Ensure Milk Chocolate Flavour is described as including:
'9 grams of protein
26 essential vitamins and minerals, including antioxidants
220 nutritious calories'
The bulk of the ingredients in the drinks are:
'Water, Corn Maltodextrin, Sugar, Milk Protein Concentrate, Canola Oil, Soy Protein Isolate, Cocoa Powder (Processed with Alkali), Corn Oil concentrate'
Below 0.5% you have a large number of other flavourings and the vitamins. I'm not necessarily interested in the nutritional value of the Ensure drinks, although it does bring to mind Sidney Mintz's writing on sugar and how it went from a luxury product to a main source of calories for Europe and America. For this piece of writing, the ingredients list serves to show that the drinks are not food and they are not meant to be understood as food. Rather, they are meant to be understood as a technology, a scientific fact you can drink. The experience of consuming a bottle of Ensure, even willingly, is very different from the experience of eating food.
The entire point of the technology is nutrition without food. When the Suffragettes were on hunger strike, they were force fed a cooled, blended mixture of boiled cabbage and water. Alongside the fact that the Suffragettes were fed through rubber tubes pushed down their throats, while being held down by nurses and doctors, you begin to get an idea of the very particular experiences of force feeding created by the technologies available at the time.
Meal replacement drinks are presented by their makers as a 'neutral' form of nutrition (particularly the Jevity brand which is flavourless, or more correctly, it has no added flavour). With their medicinal packaging, they play an illustrative role for the US government when it describes its force feeding as lifesaving medical care or treating malnutrition in prisoners.
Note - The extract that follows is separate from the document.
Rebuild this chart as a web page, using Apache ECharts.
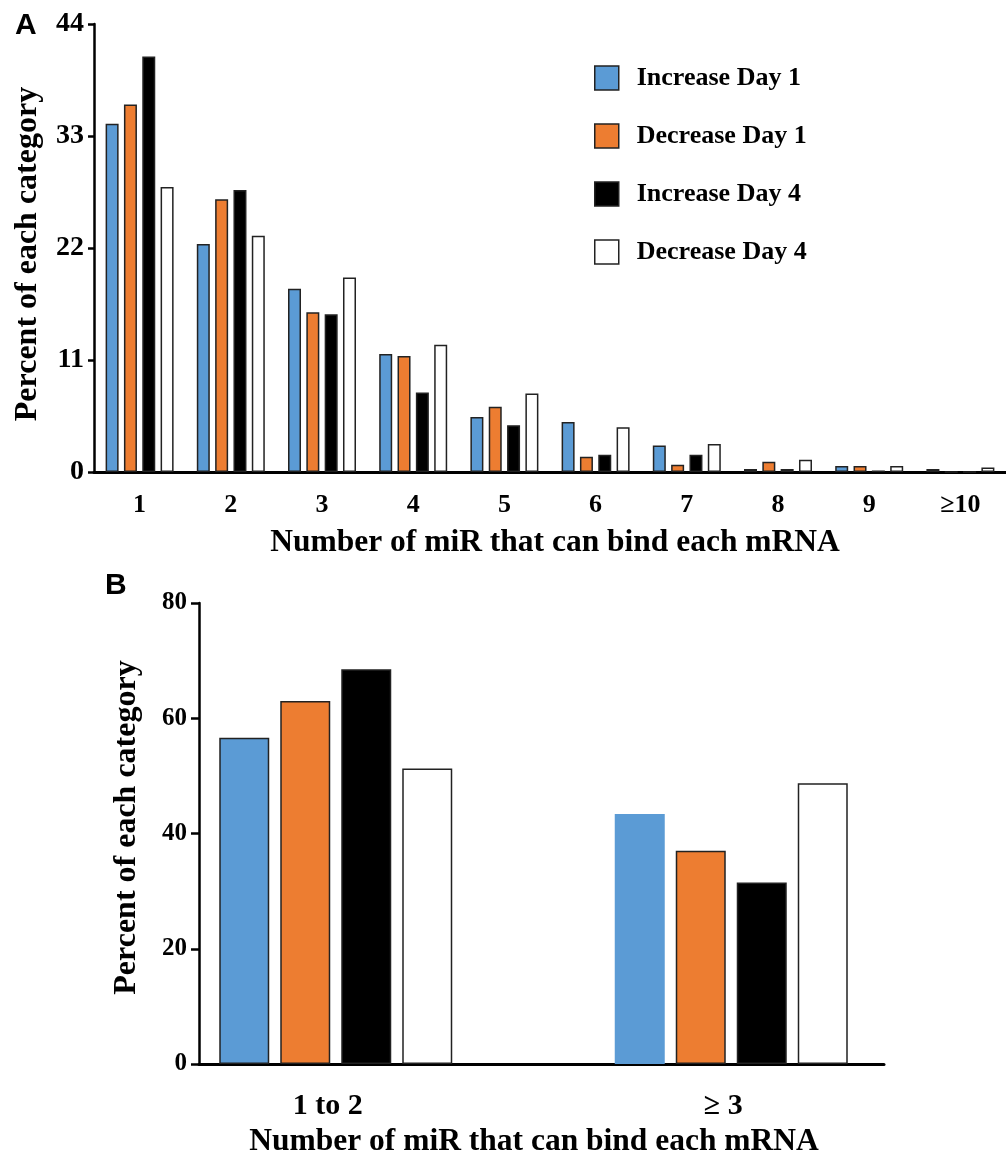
<!DOCTYPE html>
<html>
<head>
<meta charset="utf-8">
<script src="https://cdn.jsdelivr.net/npm/echarts@6/dist/echarts.min.js"></script>
<style>
html,body{margin:0;padding:0;background:#fff;}
#chart{width:1006px;height:1158px;}
</style>
</head>
<body>
<div id="chart"></div>
<script>
// ---- Data ----
const seriesNames = ['Increase Day 1', 'Decrease Day 1', 'Increase Day 4', 'Decrease Day 4'];
const colors = ['#5B9BD5', '#ED7D31', '#000000', '#FFFFFF'];

// Panel A
const catsA = ['1', '2', '3', '4', '5', '6', '7', '8', '9', '≥10'];
const incDay1A = [34.2, 22.4, 18.0, 11.6, 5.4, 4.9, 2.6, 0.3, 0.6, 0.3];
const decDay1A = [36.1, 26.8, 15.7, 11.4, 6.4, 1.5, 0.7, 1.0, 0.6, 0];
const incDay4A = [40.8, 27.7, 15.5, 7.8, 4.6, 1.7, 1.7, 0.3, 0.15, 0];
const decDay4A = [28.0, 23.2, 19.1, 12.5, 7.7, 4.4, 2.75, 1.2, 0.6, 0.45];
const ticksA = [0, 11, 22, 33, 44];

// Panel B
const catsB = ['1 to 2', '≥ 3'];
const incDay1B = [56.6, 43.4];
const decDay1B = [63.0, 37.0];
const incDay4B = [68.5, 31.5];
const decDay4B = [51.3, 48.7];
const ticksB = [0, 20, 40, 60, 80];

const xTitle = 'Number of miR that can bind each mRNA';
const yTitle = 'Percent of each category';

// ---- Styles ----
const serif = "'Liberation Serif', 'Times New Roman', serif";
const sans = "'Liberation Sans', Arial, sans-serif";
const border = '#222';

const dataA = [incDay1A, decDay1A, incDay4A, decDay4A];
const dataB = [incDay1B, decDay1B, incDay4B, decDay4B];

const series = [];
seriesNames.forEach((name, i) => {
  series.push({
    name, type: 'bar', xAxisIndex: 0, yAxisIndex: 0,
    data: dataA[i], barWidth: 13, barGap: '41%',
    itemStyle: { color: colors[i], borderColor: border, borderWidth: 1.5 },
    silent: true
  });
});
seriesNames.forEach((name, i) => {
  series.push({
    name, type: 'bar', xAxisIndex: 1, yAxisIndex: 1,
    data: dataB[i].map((v, j) => (i === 0 && j === 1) ? { value: v, itemStyle: { borderWidth: 0 } } : v),
    barWidth: 50, barGap: '22%',
    itemStyle: { color: colors[i], borderColor: border, borderWidth: 1.5 },
    silent: true
  });
});

const option = {
  animation: false,
  backgroundColor: '#fff',
  title: [
    { text: 'A', left: 10, top: 6, textStyle: { fontFamily: sans, fontWeight: 'bold', fontSize: 30, color: '#000' } },
    { text: 'B', left: 100, top: 566, textStyle: { fontFamily: sans, fontWeight: 'bold', fontSize: 30, color: '#000' } },
    { text: xTitle, left: 529, top: 1121, textAlign: 'center', textStyle: { fontFamily: serif, fontWeight: 'bold', fontSize: 31.5, color: '#000' } }
  ],
  legend: {
    data: seriesNames,
    orient: 'vertical',
    left: 594, top: 65,
    itemWidth: 24, itemHeight: 24, itemGap: 32,
    icon: 'rect',
    padding: 0,
    itemStyle: { borderColor: border, borderWidth: 1.5 },
    textStyle: { fontFamily: serif, fontWeight: 'bold', fontSize: 26, color: '#000', lineHeight: 24, padding: [0, 0, 0, 13] },
    selectedMode: false
  },
  grid: [
    { left: 94, top: 24, width: 920, height: 448 },
    { left: 138, top: 603, width: 791, height: 461 },
    { left: 199, top: 603, width: 685, height: 461 }
  ],
  xAxis: [
    {
      type: 'category', gridIndex: 0, data: catsA,
      axisLine: { lineStyle: { color: '#000', width: 3 } },
      axisTick: { show: false },
      axisLabel: { fontFamily: serif, fontWeight: 'bold', fontSize: 26, color: '#000', margin: 20 },
      name: xTitle, nameLocation: 'middle', nameGap: 55,
      nameTextStyle: { fontFamily: serif, fontWeight: 'bold', fontSize: 31.5, color: '#000', padding: [0, 0, 0, 10] }
    },
    {
      type: 'category', gridIndex: 1, data: catsB,
      axisLine: { show: false }, axisTick: { show: false },
      axisLabel: { fontFamily: serif, fontWeight: 'bold', fontSize: 30, color: '#000', margin: 27, padding: [0, 16, 0, 0] }
    },
    {
      type: 'category', gridIndex: 2, data: catsB,
      axisLine: { lineStyle: { color: '#000', width: 3 } },
      axisTick: { show: false }, axisLabel: { show: false }
    }
  ],
  yAxis: [
    {
      type: 'value', gridIndex: 0, min: ticksA[0], max: ticksA[ticksA.length - 1], interval: ticksA[1] - ticksA[0],
      splitLine: { show: false },
      axisLine: { show: true, lineStyle: { color: '#000', width: 2.5 } },
      axisTick: { show: true, length: 6, lineStyle: { color: '#000', width: 2.5 } },
      axisLabel: { fontFamily: serif, fontWeight: 'bold', fontSize: 28, color: '#000', margin: 10 },
      name: yTitle, nameLocation: 'middle', nameGap: 50,
      nameTextStyle: { fontFamily: serif, fontWeight: 'bold', fontSize: 32, color: '#000', padding: [0, 12, 0, 0] }
    },
    {
      type: 'value', gridIndex: 1, min: ticksB[0], max: ticksB[ticksB.length - 1],
      show: false
    },
    {
      type: 'value', gridIndex: 2, min: ticksB[0], max: ticksB[ticksB.length - 1], interval: ticksB[1] - ticksB[0],
      splitLine: { show: false },
      axisLine: { show: true, lineStyle: { color: '#000', width: 2.5 } },
      axisTick: { show: true, length: 8, lineStyle: { color: '#000', width: 2.5 } },
      axisLabel: { fontFamily: serif, fontWeight: 'bold', fontSize: 25, color: '#000', margin: 12 },
      name: yTitle, nameLocation: 'middle', nameGap: 56,
      nameTextStyle: { fontFamily: serif, fontWeight: 'bold', fontSize: 32, color: '#000', padding: [0, 0, 0, 12] }
    }
  ],
  series
};

const chart = echarts.init(document.getElementById('chart'), null, { renderer: 'canvas' });
chart.setOption(option);
</script>
</body>
</html>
But nothing is really flavourless, and even though the flavoured or unflavoured liquid travels down to the stomach in a tube, bypassing the organs of taste and removing the mouthfeel normally associated with food. I still wonder about the flavour of the materials in the prisoner's stomach. Already nauseous from the Ludocaine and from the tube pushed down their nose, I imagine them back in their cell, burping up the flavours of the liquid - the synthetic vanilla of the Ensure, or the textural oilyness of the unflavoured Jevity. This is a form of trauma - the repetition of an original experience that bypassed the body's normal processing.
By replacing solid food with a limited range of meal replacement liquids, the force feeding procedure bypasses the metaphorical idea of taste as an expression of preference. Like the five point restraint chair, using certain food replacement products limits the possible decisions that the prisoner can make for themselves. The range of possible experience (the virtual realm) is limited to a singular reality decided by the prison. Perhaps the prisoner can express a preference for Jevity over Ensure, or maybe even a particular flavour of Ensure - but the decision will not be based on the taste of that particular flavour as it is consumed, but on what it feels like to taste the burps they do when they're sitting red eyed and nauseous in their cell a few hours later.
In a future post I'll describe the ideological infrastructures that, alongside these technologies, shape force feeding as a contemporary practice, and how they impact on the procedure as a form of subtractive mediated reality.